Hastings Deering delivers equipment for increased productivity

Image: Hastings Deering

For Brisbane-based Caterpillar dealer Hastings Deering, 2017 has seen a rise in enquiries for new equipment, bolstered by the returned confidence in the mining sector.

Hastings Deering executive manager for mining sales, Jason Smith, said the company has seen an improvement in equipment sales, particularly over the past four to six months, due to improved commodity prices toward the end of 2016.

However, he said that companies are still cautious about their purchase decisions.

“Companies are cautious after what we’ve been through with the industry downturn,” he told Australian Mining, “So they want to be sure that there is going to be a sustained improvement in the market before they really commit to any major capital spends.”

Upgrades and updates

Established in 1932, Hastings Deering sells, rents and provides support for Caterpillar parts and equipment for use in the mining, oil and gas, construction, transport and marine industries.

Smith said Caterpillar constantly updates and upgrades its products to improve operator functionality and increase productivity on site.

He highlighted upgrades to a range of equipment such as the K Series wheel loaders which have both fuel and productivity improvements over former models.

“Some of our larger diggers also come with operator assist which wouldn’t have been standard practise previously,” he said.

When it comes to delivering the latest mining technologies, Smith emphasised the importance of the scaling and upsizing of equipment.

He said technology plays a key role in how the mining industry improves productivity, with both the size of the equipment and its constant improvements funnelling into the overall performance of a mining project.

Moreover, Smith said Hastings Deering is seeing a growing demand in automated parts, with Caterpillar equipment able to be retrofitted with these technology systems for improved use.

“We’re seeing significant automation in fleets in other geographical areas and at some stage we’ll see that flow into our region around Queensland and the Northern Territory as well,” he said.

Smith added that with around 100 people working in Hastings Deering’s technology function, the company has the skills and expertise to provide support for existing machines and for any technology attached to it.

Hastings Deering is a Brisbane-based Caterpillar dealer


Achieving excellence

Apart from delivering equipment, parts and services, Hastings Deering also provides training through its three Learning Centres in Central Queensland, Brisbane and Port Moresby.
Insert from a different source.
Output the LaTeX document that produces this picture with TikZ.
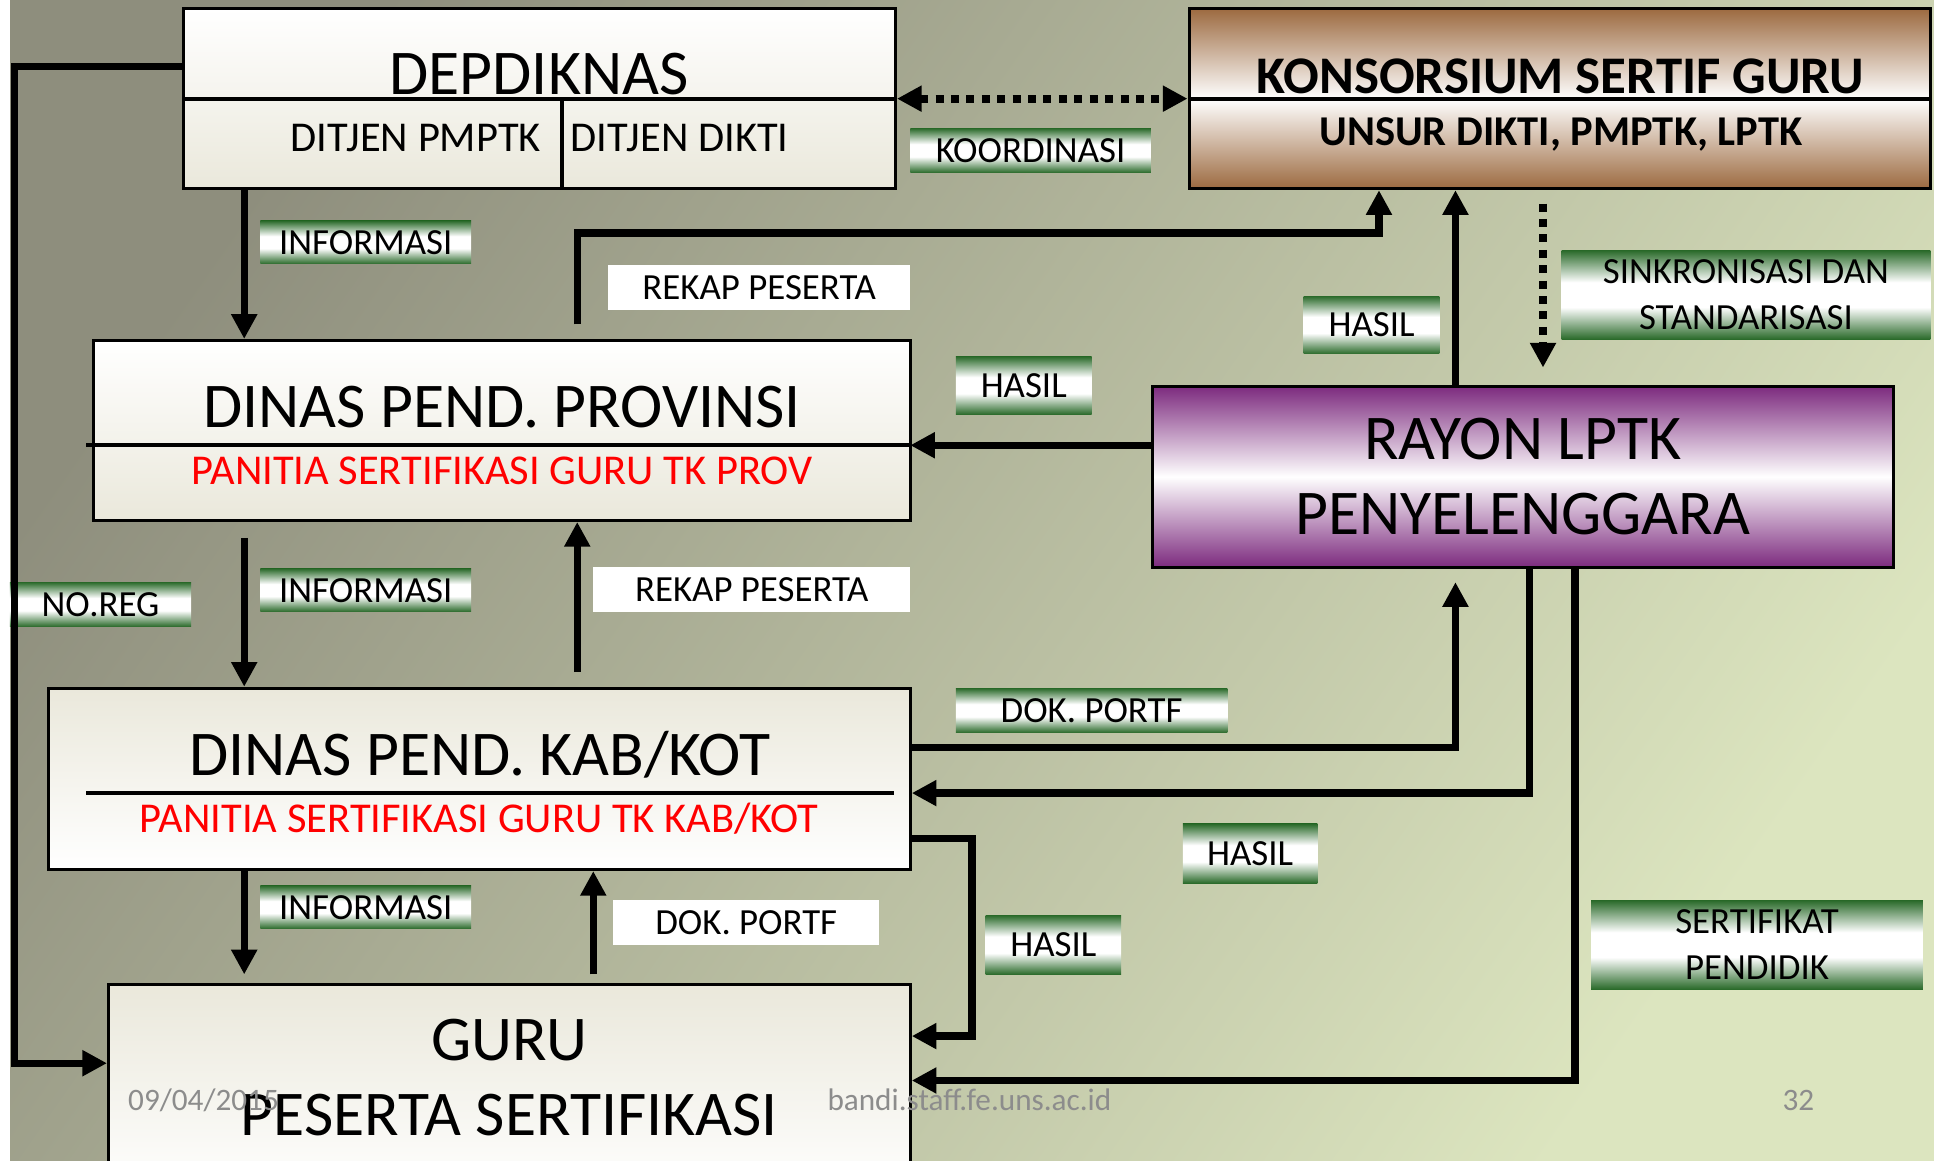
\documentclass[tikz,border=0pt]{standalone}
\usepackage{fontspec}
\setmainfont{Carlito}
\usepackage{tikz}
\usetikzlibrary{positioning, calc, arrows.meta}
\definecolor{bgdark}{HTML}{8E8E7D}
\definecolor{bglight}{HTML}{DCE5BF}
\definecolor{beige}{HTML}{EAE8DB}
\definecolor{lblgreen}{HTML}{2A6A2A}
\definecolor{konsbrown}{HTML}{9C6A40}
\definecolor{rayonpurple}{HTML}{7C2A7E}
\definecolor{panitiared}{HTML}{FF0000}
\definecolor{footgray}{HTML}{8C8C8C}
\newcommand{\titlefont}{\fontsize{14.7}{17.4}\selectfont}
\newcommand{\konsfont}{\bfseries\fontsize{12.2}{14}\selectfont}
\newcommand{\subfont}{\fontsize{9.8}{11.8}\selectfont}
\newcommand{\lblfont}{\fontsize{8.5}{10.5}\selectfont}
\newcommand{\footfont}{\fontsize{7.2}{8.6}\selectfont}
% green band, white in the middle
\pgfdeclareverticalshading{lblshade}{100bp}{color(0bp)=(lblgreen); color(25bp)=(lblgreen);
  color(43bp)=(white); color(57bp)=(white); color(75bp)=(lblgreen); color(100bp)=(lblgreen)}

\begin{document}
\begin{tikzpicture}[
  >={Triangle[length=0.2cm,width=0.2cm]},
  box/.style={draw=black, line width=0.7pt, inner sep=0pt},
  lightbox/.style={box, top color=white, bottom color=beige},
  lightboxup/.style={box, top color=beige, bottom color=white},
  greenlbl/.style={shade, shading=lblshade, inner sep=0pt, font=\lblfont, align=center},
  whitelbl/.style={fill=white, inner sep=0pt, font=\lblfont},
  arr/.style={->, line width=1.7pt},
  dotarr/.style={line width=1.8pt, dash pattern=on 0.065cm off 0.06cm},
  divider/.style={line width=0.9pt}
]
% background
\useasboundingbox (0,0) rectangle (15.68,9.41);
\clip (0,0) rectangle (15.68,9.41);
\shade[left color=bgdark, right color=bglight, shading angle=55] (0,0) rectangle (15.68,9.41);
\fill[white] (0,0) rectangle (0.08,9.41);

% boxes
\node[lightbox, minimum width=5.77cm, minimum height=1.46cm] (depdiknas) at (4.375,8.61) {};
\draw[divider] (depdiknas.west) -- (depdiknas.east);
\draw[divider] (4.56,8.61) -- (4.56,7.88);
\node[anchor=base, font=\titlefont] (depdiknastxt) at (4.37,8.64) {DEPDIKNAS};
\node[anchor=base, font=\subfont] (pmptk) at (3.37,8.18) {DITJEN PMPTK};
\node[anchor=base, font=\subfont] (dikti) at (5.51,8.18) {DITJEN DIKTI};

\node[box, top color=konsbrown, bottom color=konsbrown, middle color=white,
  minimum width=6.01cm, minimum height=1.46cm] (konsorsium) at (12.645,8.61) {};
\draw[divider] (konsorsium.west) -- (konsorsium.east);
\node[anchor=base, font=\konsfont] (konstxt) at (12.65,8.65) {KONSORSIUM SERTIF GURU};
\node[anchor=base, font=\bfseries\subfont] (unsur) at (12.655,8.23) {UNSUR DIKTI, PMPTK, LPTK};

\node[lightbox, minimum width=6.62cm, minimum height=1.46cm] (prov) at (4.07,5.92) {};
\coordinate (provsplit) at (7.38,5.80);
\draw[divider] (0.70,5.80) -- (provsplit);
\node[anchor=base, font=\titlefont] (provtxt) at (4.07,5.94) {DINAS PEND. PROVINSI};
\node[anchor=base, font=\subfont, text=panitiared] (provpanitia) at (4.07,5.48) {PANITIA SERTIFIKASI GURU TK PROV};

\node[box, top color=rayonpurple, bottom color=rayonpurple, middle color=white,
  minimum width=6.01cm, minimum height=1.47cm, align=center, font=\titlefont] (rayon) at (12.345,5.545)
  {RAYON LPTK\\PENYELENGGARA};

\node[lightboxup, minimum width=6.99cm, minimum height=1.47cm] (kab) at (3.885,3.095) {};
\draw[divider] (0.70,2.98) -- (7.25,2.98);
\node[anchor=base, font=\titlefont] (kabtxt) at (3.89,3.12) {DINAS PEND. KAB/KOT};
\node[anchor=base, font=\subfont, text=panitiared] (kabpanitia) at (3.885,2.66) {PANITIA SERTIFIKASI GURU TK KAB/KOT};

\node[lightboxup, minimum width=6.50cm, minimum height=1.73cm] (guru) at (4.13,0.565) {};
\node[anchor=base, font=\titlefont] (gurutxt) at (4.13,0.81) {GURU};
\node[anchor=base, font=\titlefont] (pesertatxt) at (4.13,0.20) {PESERTA SERTIFIKASI};

% labels
\node[greenlbl, minimum width=1.95cm, minimum height=0.36cm] (koord) at (8.355,8.19) {KOORDINASI};
\node[greenlbl, minimum width=1.71cm, minimum height=0.35cm] (info1) at (2.965,7.445) {INFORMASI};
\node[greenlbl, minimum width=1.71cm, minimum height=0.35cm] (info2) at (2.965,4.625) {INFORMASI};
\node[greenlbl, minimum width=1.71cm, minimum height=0.35cm] (info3) at (2.965,2.055) {INFORMASI};
\node[whitelbl, minimum width=2.45cm, minimum height=0.36cm] (rekap1) at (6.155,7.08) {REKAP PESERTA};
\node[whitelbl, minimum width=2.57cm, minimum height=0.36cm] (rekap2) at (6.095,4.63) {REKAP PESERTA};
\node[greenlbl, minimum width=1.10cm, minimum height=0.47cm] (hasil1) at (11.12,6.775) {HASIL};
\node[greenlbl, minimum width=1.10cm, minimum height=0.47cm] (hasil2) at (8.30,6.285) {HASIL};
\node[greenlbl, minimum width=1.09cm, minimum height=0.48cm] (hasil3) at (10.135,2.49) {HASIL};
\node[greenlbl, minimum width=1.10cm, minimum height=0.48cm] (hasil4) at (8.54,1.75) {HASIL};
\node[greenlbl, minimum width=2.99cm, minimum height=0.72cm] (sinkron) at (14.155,7.02) {SINKRONISASI DAN\\STANDARISASI};
\node[greenlbl, minimum width=2.69cm, minimum height=0.72cm] (sertifikat) at (14.245,1.75) {SERTIFIKAT\\PENDIDIK};
\node[greenlbl, minimum width=1.47cm, minimum height=0.36cm] (noreg) at (0.815,4.51) {NO.REG};
\node[greenlbl, minimum width=2.20cm, minimum height=0.36cm] (dok1) at (8.85,3.65) {DOK. PORTF};
\node[whitelbl, minimum width=2.16cm, minimum height=0.36cm] (dok2) at (6.05,1.93) {DOK. PORTF};

% arrows
\coordinate (colA) at (1.98,0);
\coordinate (colE) at (11.80,0);
\draw[arr] (depdiknas.south -| colA) -- (prov.north -| colA);
\coordinate (infoBtop) at (1.98,5.05);
\draw[arr] (infoBtop) -- (kab.north -| infoBtop);
\coordinate (infoCtip) at (1.98,1.51);
\draw[arr] (kab.south -| infoCtip) -- (infoCtip);

\coordinate (rekapAstart) at (4.68,6.78);
\coordinate (turnA) at (11.18,7.52);
\draw[arr] (rekapAstart) |- (turnA) -- (konsorsium.south -| turnA);
\coordinate (rekapBstart) at (4.68,3.96);
\draw[arr] (rekapBstart) -- (prov.south -| rekapBstart);
\coordinate (dokAstart) at (4.81,1.51);
\draw[arr] (dokAstart) -- (kab.south -| dokAstart);

\draw[dotarr, <->] (depdiknas.east) -- (konsorsium.west);
\coordinate (syncA) at (12.51,7.76);
\coordinate (syncB) at (12.51,6.43);
\draw[dotarr, ->] (syncA) -- (syncB);

\draw[arr] (rayon.north -| colE) -- (konsorsium.south -| colE);
\draw[arr] (rayon.west |- provsplit) -- (provsplit);

\coordinate (dokBturn) at (11.80,3.35);
\coordinate (dokBtip) at (11.80,4.69);
\draw[arr] (kab.east |- dokBturn) -| (dokBtip);
\coordinate (hasilCturn) at (12.40,2.98);
\draw[arr] (rayon.south -| hasilCturn) |- (kab.east |- hasilCturn);
\coordinate (loopTop) at (7.88,2.61);
\coordinate (loopBot) at (7.88,1.01);
\draw[arr] (kab.east |- loopTop) -| (loopBot) -- (guru.east |- loopBot);
\coordinate (certTurn) at (12.77,0.65);
\draw[arr] (rayon.south -| certTurn) |- (guru.east |- certTurn);

\coordinate (regTop) at (0.12,8.87);
\coordinate (regBot) at (0.12,0.79);
\draw[arr] (depdiknas.west |- regTop) -- (regTop) -- (regBot) -- (guru.west |- regBot);

% footer
\node[anchor=base, font=\footfont, text=footgray] (date) at (1.65,0.41) {09/04/2015};
\node[anchor=base, font=\footfont, text=footgray] (site) at (7.86,0.41) {bandi.staff.fe.uns.ac.id};
\node[anchor=base, font=\footfont, text=footgray] (pagenum) at (14.58,0.41) {32};
\end{tikzpicture}
\end{document}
These centres cover basic and advanced operator, maintenance and technology training for the mining industry.

The company also has Centres of Excellence (COE) in Mackay, Toowoomba, Rockhampton and Mt Isa which all have specific specialities to address the needs of mining operators. Each centre specialises in a particular area such as component repair, gas powered engines, hydraulic cylinders, underground vehicles, undercarriage and longwalls.
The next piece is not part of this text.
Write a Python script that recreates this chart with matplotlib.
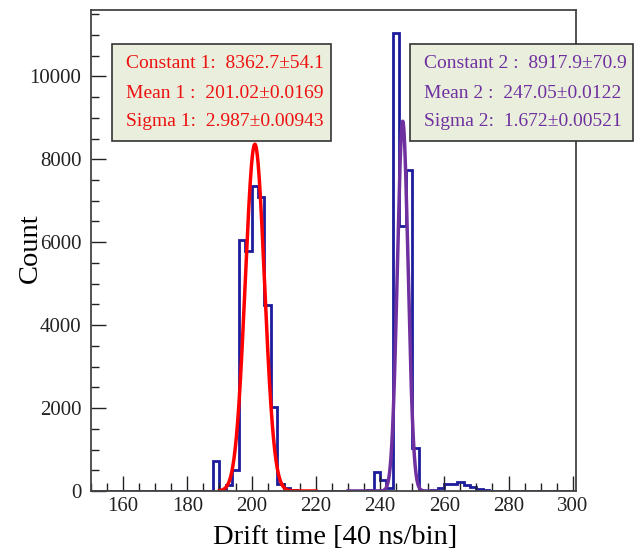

“The intent behind these centres is to have in house operational and engineering experts in our business, so we’ve increased resources in those key areas,” Smith said.

Success now and into the future

Smith said that the company has achieved success in the underground sector, particularly in its maintenance support of the North Goonyella mine, where it achieved successful collaboration with its client.
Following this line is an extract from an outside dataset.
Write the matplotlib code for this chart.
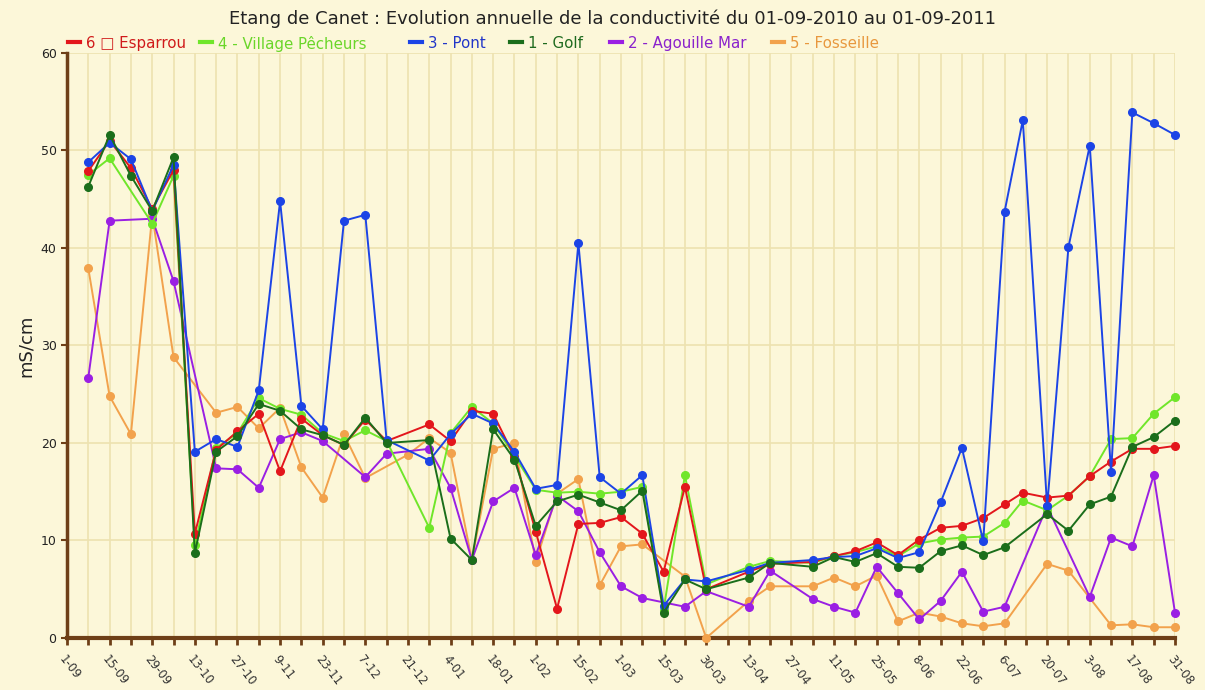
import numpy as np
import matplotlib
matplotlib.use('Agg')
from matplotlib import pyplot as plt
from matplotlib.lines import Line2D

# days since 01-09-2010 of each sampling
days = [7, 14, 21, 28, 35, 42, 49, 56, 63, 70, 77, 84, 91, 98, 105, 112, 119, 126,
        133, 140, 147, 154, 161, 168, 175, 182, 189, 196, 203, 210, 224, 231, 245,
        252, 259, 266, 273, 280, 287, 294, 301, 308, 314, 322, 329, 336, 343, 350,
        357, 364]

N = None
esparrou = [47.9, 51.0, 48.2, 44.0, 48.0, 10.7, 19.3, 21.2, 23.0, 17.1, 22.5, 20.8,
            19.8, 22.4, 20.2, N, 21.9, 20.2, 23.3, 23.0, 18.6, 10.9, 3.0, 11.7, 11.8,
            12.4, 10.7, 6.8, 15.5, 5.0, 6.8, 7.6, 7.8, 8.4, 8.9, 9.8, 8.5, 10.1, 11.3,
            11.5, 12.3, 13.7, 14.9, 14.4, 14.6, 16.6, 18.1, 19.4, 19.4, 19.7]
village = [47.5, 49.2, N, 42.5, 47.4, 9.5, 19.5, 21.0, 24.6, 23.5, 22.9, 21.0,
           20.2, 21.3, 20.2, N, 11.3, 21.0, 23.7, 22.0, 18.7, 15.2, 14.9, 15.0, 14.8,
           15.0, 15.5, 2.9, 16.7, 5.5, 7.3, 7.9, 7.7, 8.4, 8.8, 9.4, 8.4, 9.7, 10.1,
           10.3, 10.4, 11.8, 14.1, 13.1, 14.6, 16.6, 20.4, 20.5, 23.0, 24.7]
pont = [48.8, 50.8, 49.1, 43.8, 48.5, 19.1, 20.4, 19.6, 25.4, 44.8, 23.8, 21.4,
        42.8, 43.4, 20.3, N, 18.2, 20.9, 23.0, 22.0, 19.1, 15.3, 15.7, 40.5, 16.5,
        14.8, 16.7, 3.3, 6.0, 5.8, 7.0, 7.7, 8.0, 8.3, 8.4, 9.2, 8.2, 8.8, 13.9,
        19.5, 9.9, 43.7, 53.1, 13.5, 40.1, 50.5, 17.0, 53.9, 52.8, 51.6]
golf = [46.3, 51.6, 47.4, 43.8, 49.3, 8.7, 19.1, 20.7, 24.0, 23.3, 21.4, 20.8,
        19.8, 22.6, 20.0, N, 20.3, 10.2, 8.0, 21.4, 18.3, 11.5, 14.0, 14.7, 13.9,
        13.1, 15.1, 2.6, 6.0, 5.0, 6.2, 7.7, 7.3, 8.3, 7.8, 8.7, 7.3, 7.2, 8.9,
        9.5, 8.5, 9.3, N, 12.7, 11.0, 13.7, 14.5, 19.6, 20.6, 22.3]
agouille = [26.7, 42.8, N, 43.0, 36.6, N, 17.4, 17.3, 15.4, 20.4, 21.1, 20.2,
            N, 16.5, 18.9, N, 19.4, 15.4, 8.0, 14.0, 15.4, 8.5, 14.6, 13.0, 8.8,
            5.3, 4.1, N, 3.2, 4.8, 3.2, 6.9, 4.0, 3.2, 2.6, 7.3, 4.6, 1.9, 3.8,
            6.8, 2.7, 3.2, N, 13.5, N, 4.2, 10.3, 9.4, 16.7, 2.6]
fosseille = [37.9, 24.8, 20.9, 43.4, 28.8, N, 23.1, 23.7, 21.5, 23.6, 17.5, 14.4,
             20.9, 16.4, N, 18.8, 20.5, 19.0, 8.0, 19.4, 20.0, 7.8, 14.8, 16.3, 5.4,
             9.4, 9.6, N, 6.3, 0.0, 3.8, 5.3, 5.3, 6.2, 5.3, 6.4, 1.7, 2.6, 2.2,
             1.5, 1.2, 1.5, N, 7.6, 6.9, N, 1.3, 1.4, 1.1, 1.1]

tick_days = list(range(0, 365, 14))
tick_labels = ['1-09', '15-09', '29-09', '13-10', '27-10', '9-11', '23-11', '7-12',
               '21-12', '4-01', '18-01', '1-02', '15-02', '1-03', '15-03', '30-03',
               '13-04', '27-04', '11-05', '25-05', '8-06', '22-06', '6-07', '20-07',
               '3-08', '17-08', '31-08']

series = [
    ('6 \u25a1 Esparrou', esparrou, '#e3161c', '#d01a1a'),
    ('4 - Village P\u00eacheurs', village, '#70e62a', '#6ad62a'),
    ('3 - Pont', pont, '#1c44e6', '#2236c8'),
    ('1 - Golf', golf, '#1b6e1b', '#1e6a1e'),
    ('2 - Agouille Mar', agouille, '#9a1fe3', '#8a22cc'),
    ('5 - Fosseille', fosseille, '#f2a24c', '#e8983e'),
]
draw_order = [5, 4, 1, 0, 2, 3]
# left edge (pixels) of each legend entry
legend_px = [68, 200, 410, 510, 610, 772]

bg = '#fcf7d9'
brown = '#6e3f17'
W, H = 1205, 690

fig = plt.figure(figsize=(W / 100, H / 100), dpi=100, facecolor=bg)
ax = fig.add_axes([0.0556, 0.0754, 0.9195, 0.8478])
ax.set_facecolor(bg)

x_all = np.array(days, dtype=float)
for i in draw_order:
    name, vals, col, _ = series[i]
    v = np.array([np.nan if a is None else a for a in vals], dtype=float)
    m = ~np.isnan(v)
    ax.plot(x_all[m], v[m], '-o', color=col, lw=1.4, ms=5.5, mec=col,
            clip_on=False, zorder=3)

ax.set_xlim(0, 364)
ax.set_ylim(0, 60)

ax.set_xticks(tick_days)
ax.set_xticklabels(tick_labels, rotation=-52, ha='left', va='top',
                   rotation_mode='anchor', fontsize=8.5, color='#333333')
ax.set_xticks(np.arange(7, 364, 14), minor=True)
ax.set_yticks(range(0, 61, 10))
ax.tick_params(axis='y', labelsize=9, colors='#222222', length=4, width=1.5)
ax.tick_params(axis='y', color=brown)
ax.tick_params(axis='x', which='both', length=5, width=2, color=brown, pad=6)

ax.grid(True, which='both', axis='x', color='#ede2b0', lw=1.2, zorder=0)
ax.grid(True, which='major', axis='y', color='#ede2b0', lw=1.2, zorder=0)
ax.set_axisbelow(True)

for s in ['top', 'right']:
    ax.spines[s].set_visible(False)
ax.spines['left'].set_color(brown)
ax.spines['left'].set_linewidth(2.5)
ax.spines['bottom'].set_color(brown)
ax.spines['bottom'].set_linewidth(3)

ax.set_ylabel('mS/cm', fontsize=13, color='#222222', labelpad=4)

fig.text(0.508, 0.973, 'Etang de Canet : Evolution annuelle de la conductivit\u00e9 du '
         '01-09-2010 au 01-09-2011', ha='center', va='center', fontsize=13,
         color='#222222')

# legend row drawn by hand to keep the original spacing
ly = 1 - 42 / H
for (name, _, col, tcol), px in zip(series, legend_px):
    x0 = px / W
    fig.add_artist(Line2D([x0, x0 + 12 / W], [ly, ly], color=col, lw=3))
    fig.text(x0 + 18 / W, ly, name, color=tcol, fontsize=10.8,
             va='center_baseline', ha='left')

fig.savefig('out.png', dpi=100, facecolor=bg)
He also said they have been working with a customer that is about to embark on the commercialisation of the semi-autonomous tractor system (SATS) trial, with the system able to run multiple machines at once.

“We’ve been heavily involved with that customer and Caterpillar to bring that system to realisation and commercialise it in the Queensland markets,” Smith said, “So, it’s a very exciting time to have that coming in.”

With these successes, the company has an added boost to its growth plans, both in the mining industry and in sectors it does not play a part in yet.

“We’re certainly hoping that we’ll get some growth through the improvement in market conditions,” Smith said.

“We’ve got opportunities to grow our share in markets that we’re not currently participating in and to retain our market share in those that we are.”